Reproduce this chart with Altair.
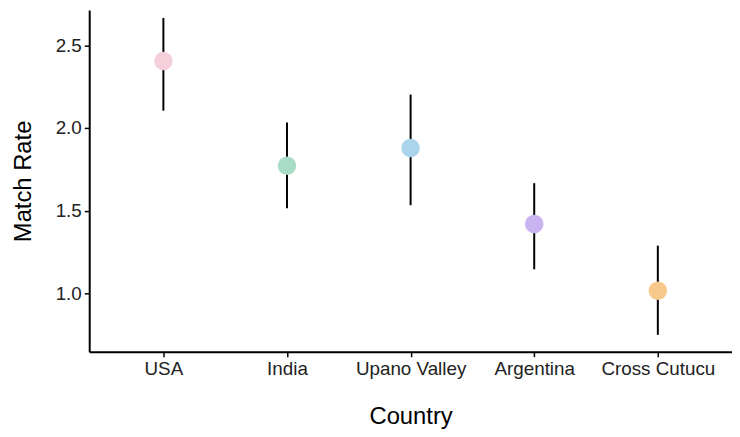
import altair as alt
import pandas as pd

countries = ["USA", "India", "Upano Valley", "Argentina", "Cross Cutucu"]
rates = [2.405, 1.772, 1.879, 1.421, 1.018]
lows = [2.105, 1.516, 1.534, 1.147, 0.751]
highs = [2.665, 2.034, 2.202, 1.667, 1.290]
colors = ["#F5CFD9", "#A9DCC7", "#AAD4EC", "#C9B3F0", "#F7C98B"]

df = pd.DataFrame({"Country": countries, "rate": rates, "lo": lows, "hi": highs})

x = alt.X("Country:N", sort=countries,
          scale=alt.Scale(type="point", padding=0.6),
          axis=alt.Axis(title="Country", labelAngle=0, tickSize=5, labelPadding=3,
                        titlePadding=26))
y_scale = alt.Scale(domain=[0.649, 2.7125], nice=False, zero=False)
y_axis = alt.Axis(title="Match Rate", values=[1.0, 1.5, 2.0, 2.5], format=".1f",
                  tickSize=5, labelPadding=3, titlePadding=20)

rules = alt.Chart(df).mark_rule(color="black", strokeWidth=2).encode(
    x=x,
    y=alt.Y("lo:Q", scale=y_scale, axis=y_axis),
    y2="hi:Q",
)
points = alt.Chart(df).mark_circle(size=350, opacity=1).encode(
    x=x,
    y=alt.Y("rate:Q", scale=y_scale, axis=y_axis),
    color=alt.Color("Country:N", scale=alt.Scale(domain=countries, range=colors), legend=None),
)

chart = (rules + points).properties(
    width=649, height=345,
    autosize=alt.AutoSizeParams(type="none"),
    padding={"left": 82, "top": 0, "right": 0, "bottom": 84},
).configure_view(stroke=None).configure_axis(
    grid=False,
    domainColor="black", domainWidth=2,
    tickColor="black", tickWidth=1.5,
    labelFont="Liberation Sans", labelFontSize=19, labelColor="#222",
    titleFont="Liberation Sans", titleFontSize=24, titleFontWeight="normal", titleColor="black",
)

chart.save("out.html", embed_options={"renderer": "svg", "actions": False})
_ _ _ _
▶ **The exercise**: Could the lines from the top of the material through the line with "tickSize=5, labelPadding=3, titlePadding=20)" be repeated exactly, pictures left out?

▶ **The output**:
Reproduce this chart with Altair.
import altair as alt
import pandas as pd

countries = ["USA", "India", "Upano Valley", "Argentina", "Cross Cutucu"]
rates = [2.405, 1.772, 1.879, 1.421, 1.018]
lows = [2.105, 1.516, 1.534, 1.147, 0.751]
highs = [2.665, 2.034, 2.202, 1.667, 1.290]
colors = ["#F5CFD9", "#A9DCC7", "#AAD4EC", "#C9B3F0", "#F7C98B"]

df = pd.DataFrame({"Country": countries, "rate": rates, "lo": lows, "hi": highs})

x = alt.X("Country:N", sort=countries,
          scale=alt.Scale(type="point", padding=0.6),
          axis=alt.Axis(title="Country", labelAngle=0, tickSize=5, labelPadding=3,
                        titlePadding=26))
y_scale = alt.Scale(domain=[0.649, 2.7125], nice=False, zero=False)
y_axis = alt.Axis(title="Match Rate", values=[1.0, 1.5, 2.0, 2.5], format=".1f",
                  tickSize=5, labelPadding=3, titlePadding=20)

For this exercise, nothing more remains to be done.